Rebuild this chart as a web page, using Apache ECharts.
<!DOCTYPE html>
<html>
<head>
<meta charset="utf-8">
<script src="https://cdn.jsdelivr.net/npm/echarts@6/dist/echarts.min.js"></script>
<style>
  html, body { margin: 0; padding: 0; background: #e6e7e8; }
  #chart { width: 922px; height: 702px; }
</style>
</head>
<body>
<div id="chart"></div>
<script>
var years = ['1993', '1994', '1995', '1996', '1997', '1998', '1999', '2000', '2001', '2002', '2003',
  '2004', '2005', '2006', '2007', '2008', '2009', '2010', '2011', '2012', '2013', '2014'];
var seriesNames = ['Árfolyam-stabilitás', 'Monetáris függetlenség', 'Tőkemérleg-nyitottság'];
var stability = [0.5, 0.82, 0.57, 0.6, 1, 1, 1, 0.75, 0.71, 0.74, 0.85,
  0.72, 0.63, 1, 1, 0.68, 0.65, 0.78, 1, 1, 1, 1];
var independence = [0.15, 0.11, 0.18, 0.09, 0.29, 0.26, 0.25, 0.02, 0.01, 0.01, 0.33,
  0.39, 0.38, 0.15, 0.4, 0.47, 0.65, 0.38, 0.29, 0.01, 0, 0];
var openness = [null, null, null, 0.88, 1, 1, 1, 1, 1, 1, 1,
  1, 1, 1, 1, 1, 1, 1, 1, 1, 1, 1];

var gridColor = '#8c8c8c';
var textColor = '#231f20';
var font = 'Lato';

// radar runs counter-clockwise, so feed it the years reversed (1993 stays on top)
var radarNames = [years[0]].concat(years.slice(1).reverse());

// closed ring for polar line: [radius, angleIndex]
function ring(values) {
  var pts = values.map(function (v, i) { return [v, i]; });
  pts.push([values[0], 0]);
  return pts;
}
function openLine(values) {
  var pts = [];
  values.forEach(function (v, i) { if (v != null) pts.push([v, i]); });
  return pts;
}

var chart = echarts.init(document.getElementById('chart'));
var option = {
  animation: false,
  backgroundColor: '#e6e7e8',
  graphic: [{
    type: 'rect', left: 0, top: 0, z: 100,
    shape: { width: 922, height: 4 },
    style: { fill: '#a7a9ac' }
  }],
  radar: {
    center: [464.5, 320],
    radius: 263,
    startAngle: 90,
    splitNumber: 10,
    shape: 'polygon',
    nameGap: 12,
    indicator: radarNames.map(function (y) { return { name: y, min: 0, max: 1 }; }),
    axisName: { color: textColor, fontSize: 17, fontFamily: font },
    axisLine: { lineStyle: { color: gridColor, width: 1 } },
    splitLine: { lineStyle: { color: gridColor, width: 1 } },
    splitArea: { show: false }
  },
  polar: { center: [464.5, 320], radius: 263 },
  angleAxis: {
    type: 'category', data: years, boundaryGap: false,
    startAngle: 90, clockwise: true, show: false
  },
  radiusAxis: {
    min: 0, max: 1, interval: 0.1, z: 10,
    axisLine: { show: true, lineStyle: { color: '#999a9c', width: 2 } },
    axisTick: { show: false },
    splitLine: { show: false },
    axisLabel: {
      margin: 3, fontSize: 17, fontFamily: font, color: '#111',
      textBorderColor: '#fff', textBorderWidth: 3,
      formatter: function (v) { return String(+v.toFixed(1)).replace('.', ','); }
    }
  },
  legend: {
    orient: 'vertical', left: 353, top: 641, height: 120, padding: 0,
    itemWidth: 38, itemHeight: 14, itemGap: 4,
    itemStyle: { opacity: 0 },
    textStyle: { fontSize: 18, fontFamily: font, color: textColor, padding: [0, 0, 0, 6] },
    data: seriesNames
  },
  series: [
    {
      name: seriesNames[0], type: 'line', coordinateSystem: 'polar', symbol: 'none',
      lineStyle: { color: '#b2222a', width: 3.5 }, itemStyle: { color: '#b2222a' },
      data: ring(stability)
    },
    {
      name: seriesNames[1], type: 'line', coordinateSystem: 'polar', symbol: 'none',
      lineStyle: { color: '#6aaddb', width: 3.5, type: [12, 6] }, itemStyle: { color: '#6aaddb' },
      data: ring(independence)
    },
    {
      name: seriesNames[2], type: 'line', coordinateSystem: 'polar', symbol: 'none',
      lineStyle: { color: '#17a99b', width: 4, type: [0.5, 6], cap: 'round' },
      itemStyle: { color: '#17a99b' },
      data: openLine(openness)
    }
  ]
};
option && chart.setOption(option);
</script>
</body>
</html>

++++++++++

— SET PROBLEM —
Repeat every line of the data, exactly and in full.

— EXPECTED ANSWER —
Rebuild this chart as a web page, using Apache ECharts.
<!DOCTYPE html>
<html>
<head>
<meta charset="utf-8">
<script src="https://cdn.jsdelivr.net/npm/echarts@6/dist/echarts.min.js"></script>
<style>
  html, body { margin: 0; padding: 0; background: #e6e7e8; }
  #chart { width: 922px; height: 702px; }
</style>
</head>
<body>
<div id="chart"></div>
<script>
var years = ['1993', '1994', '1995', '1996', '1997', '1998', '1999', '2000', '2001', '2002', '2003',
  '2004', '2005', '2006', '2007', '2008', '2009', '2010', '2011', '2012', '2013', '2014'];
var seriesNames = ['Árfolyam-stabilitás', 'Monetáris függetlenség', 'Tőkemérleg-nyitottság'];
var stability = [0.5, 0.82, 0.57, 0.6, 1, 1, 1, 0.75, 0.71, 0.74, 0.85,
  0.72, 0.63, 1, 1, 0.68, 0.65, 0.78, 1, 1, 1, 1];
var independence = [0.15, 0.11, 0.18, 0.09, 0.29, 0.26, 0.25, 0.02, 0.01, 0.01, 0.33,
  0.39, 0.38, 0.15, 0.4, 0.47, 0.65, 0.38, 0.29, 0.01, 0, 0];
var openness = [null, null, null, 0.88, 1, 1, 1, 1, 1, 1, 1,
  1, 1, 1, 1, 1, 1, 1, 1, 1, 1, 1];

var gridColor = '#8c8c8c';
var textColor = '#231f20';
var font = 'Lato';

// radar runs counter-clockwise, so feed it the years reversed (1993 stays on top)
var radarNames = [years[0]].concat(years.slice(1).reverse());

// closed ring for polar line: [radius, angleIndex]
function ring(values) {
  var pts = values.map(function (v, i) { return [v, i]; });
  pts.push([values[0], 0]);
  return pts;
}
function openLine(values) {
  var pts = [];
  values.forEach(function (v, i) { if (v != null) pts.push([v, i]); });
  return pts;
}

var chart = echarts.init(document.getElementById('chart'));
var option = {
  animation: false,
  backgroundColor: '#e6e7e8',
  graphic: [{
    type: 'rect', left: 0, top: 0, z: 100,
    shape: { width: 922, height: 4 },
    style: { fill: '#a7a9ac' }
  }],
  radar: {
    center: [464.5, 320],
    radius: 263,
    startAngle: 90,
    splitNumber: 10,
    shape: 'polygon',
    nameGap: 12,
    indicator: radarNames.map(function (y) { return { name: y, min: 0, max: 1 }; }),
    axisName: { color: textColor, fontSize: 17, fontFamily: font },
    axisLine: { lineStyle: { color: gridColor, width: 1 } },
    splitLine: { lineStyle: { color: gridColor, width: 1 } },
    splitArea: { show: false }
  },
  polar: { center: [464.5, 320], radius: 263 },
  angleAxis: {
    type: 'category', data: years, boundaryGap: false,
    startAngle: 90, clockwise: true, show: false
  },
  radiusAxis: {
    min: 0, max: 1, interval: 0.1, z: 10,
    axisLine: { show: true, lineStyle: { color: '#999a9c', width: 2 } },
    axisTick: { show: false },
    splitLine: { show: false },
    axisLabel: {
      margin: 3, fontSize: 17, fontFamily: font, color: '#111',
      textBorderColor: '#fff', textBorderWidth: 3,
      formatter: function (v) { return String(+v.toFixed(1)).replace('.', ','); }
    }
  },
  legend: {
    orient: 'vertical', left: 353, top: 641, height: 120, padding: 0,
    itemWidth: 38, itemHeight: 14, itemGap: 4,
    itemStyle: { opacity: 0 },
    textStyle: { fontSize: 18, fontFamily: font, color: textColor, padding: [0, 0, 0, 6] },
    data: seriesNames
  },
  series: [
    {
      name: seriesNames[0], type: 'line', coordinateSystem: 'polar', symbol: 'none',
      lineStyle: { color: '#b2222a', width: 3.5 }, itemStyle: { color: '#b2222a' },
      data: ring(stability)
    },
    {
      name: seriesNames[1], type: 'line', coordinateSystem: 'polar', symbol: 'none',
      lineStyle: { color: '#6aaddb', width: 3.5, type: [12, 6] }, itemStyle: { color: '#6aaddb' },
      data: ring(independence)
    },
    {
      name: seriesNames[2], type: 'line', coordinateSystem: 'polar', symbol: 'none',
      lineStyle: { color: '#17a99b', width: 4, type: [0.5, 6], cap: 'round' },
      itemStyle: { color: '#17a99b' },
      data: openLine(openness)
    }
  ]
};
option && chart.setOption(option);
</script>
</body>
</html>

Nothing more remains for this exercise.